These terms sound all similar and create confusion. Let me start by saying that depending on their context, they all refer to the same problem: “identifying a person based on the information” which is required for privacy. For some people, “privacy vs. confidentiality” may also be confusing, but it’s not our topic today.
Let’s start by defining terms:
PII: Stands for “Personally Identifiable Information”. According to NIST 800–122, PII is any information about an individual maintained by an agency, including:
- Any information that can be used to distinguish or trace an individual‘s identity, such as name, social security number, date and place of birth, mother‘s maiden name, or biometric records;
2. Any other information that is linked or linkable to an individual, such as medical, educational, financial, and employment information.
PHI: Stands for “Protected Health Information”. HIPAA Privacy Rule defines it as: “Individually identifiable health information, held or maintained by a covered entity or its business associates acting for the covered entity, that is transmitted or maintained in any form or medium (including the individually identifiable health information of non-U.S. citizens)”.
HIPAA Privacy Rule also stresses the genetic information as health information.
ePHI: Stands for “electronic Protected Health Information”. As you can guess, if any PHI is digitized (i.e. created, stored, transmitted, or received electronically), then it’s ePHI.
As a result, we can consider ePHI as a subset of PHI.
That leaves ePHI out of discussion. We can concentrate now on PII vs. PHI.
Let’s enumerate what type of information considered to be PII , by summarizing the list from NIST document:
- Name
- Personal identification number
- Address
- Unique asset information (IP, MAC, etc.)
- Phone numbers
- Personal characteristics like photographs, x-rays, biometric data, etc. (this item covers a lot and open to interpretation)
- Owned property (e.g. vehicle registration number)
- Information about an individual that is linked or linkable to one of the above.
The last item sounds vague but it’s necessary.
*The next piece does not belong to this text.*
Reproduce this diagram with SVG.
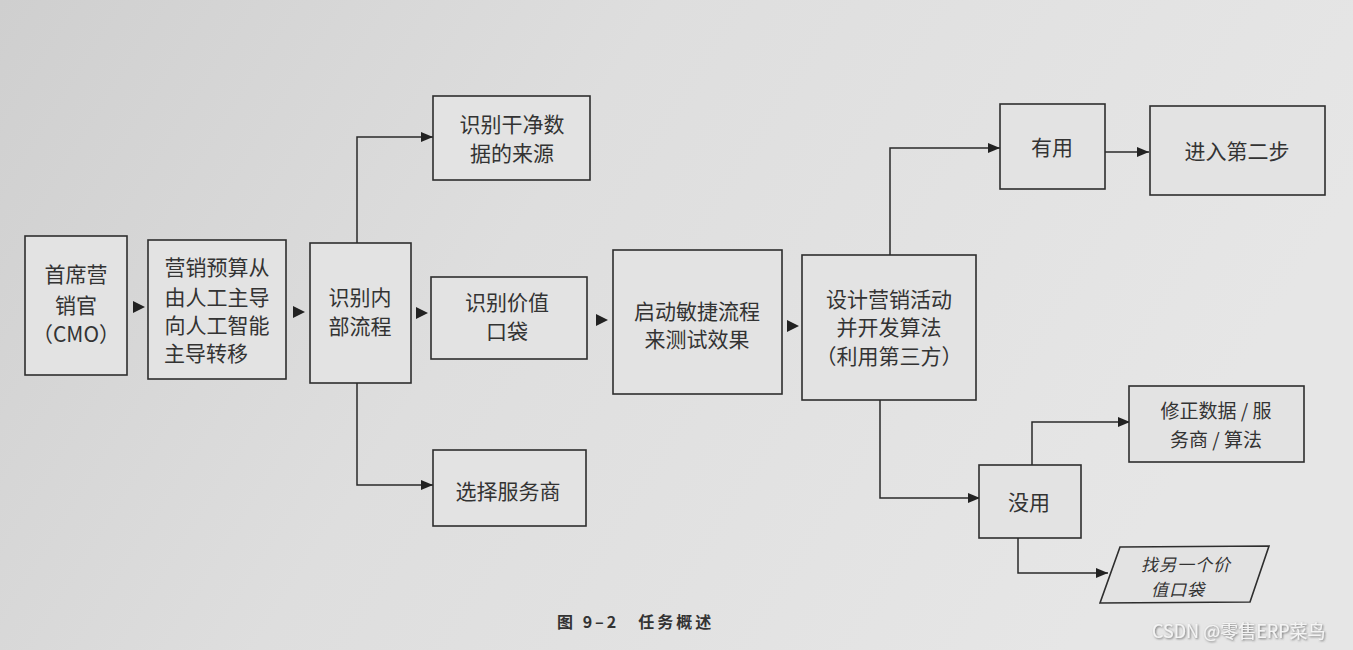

It extends the PII limits very much and enforces data owner to reconsider what information they have and how they can use in order to guarantee privacy. We don’t know what type of information types we will keep recording in the next few years and by stating such a statement, the definition covers future types, and of course, not documented types.
Now let’s see, what types of information PHI covers, summarized from HIPAA Regulation:
- Names
- All geographic subdivisions smaller than a State (there are some exception for Zip code, please refer to HIPAA Regulation for more information)
- All elements of dates (except year)
- Telephone & facsimile numbers
- Electronic mail addresses.
- Personal identification number (i.e. Social security numbers, medical record numbers, health plan beneficiary numbers, account numbers)
- Other asses identification numbers (i.e. Certificate/license numbers, vehicle identifiers and serial numbers, device identifiers and serial numbers)
- URLs
- Internet protocol (IP) address numbers
- Personal characteristics(Biometric identifiers, full-face photographic images and any comparable images)
- Any other unique identifying number, characteristic, or code, unless otherwise permitted by the Privacy Rule for re-identification
The last item again open to interpretation and is a safety mechanism for future types which we cannot foresee and/or not covered explicitly in the list.
When we compare the definitions and lists, we see that they are almost same. If you look again the definition of PII again, you will see that #2 includes “medical” (marked as bold).
The only distinction to be aware is that PHI (thus ePHI) being limited to health information context. All are defined to protect and enforce our privacy.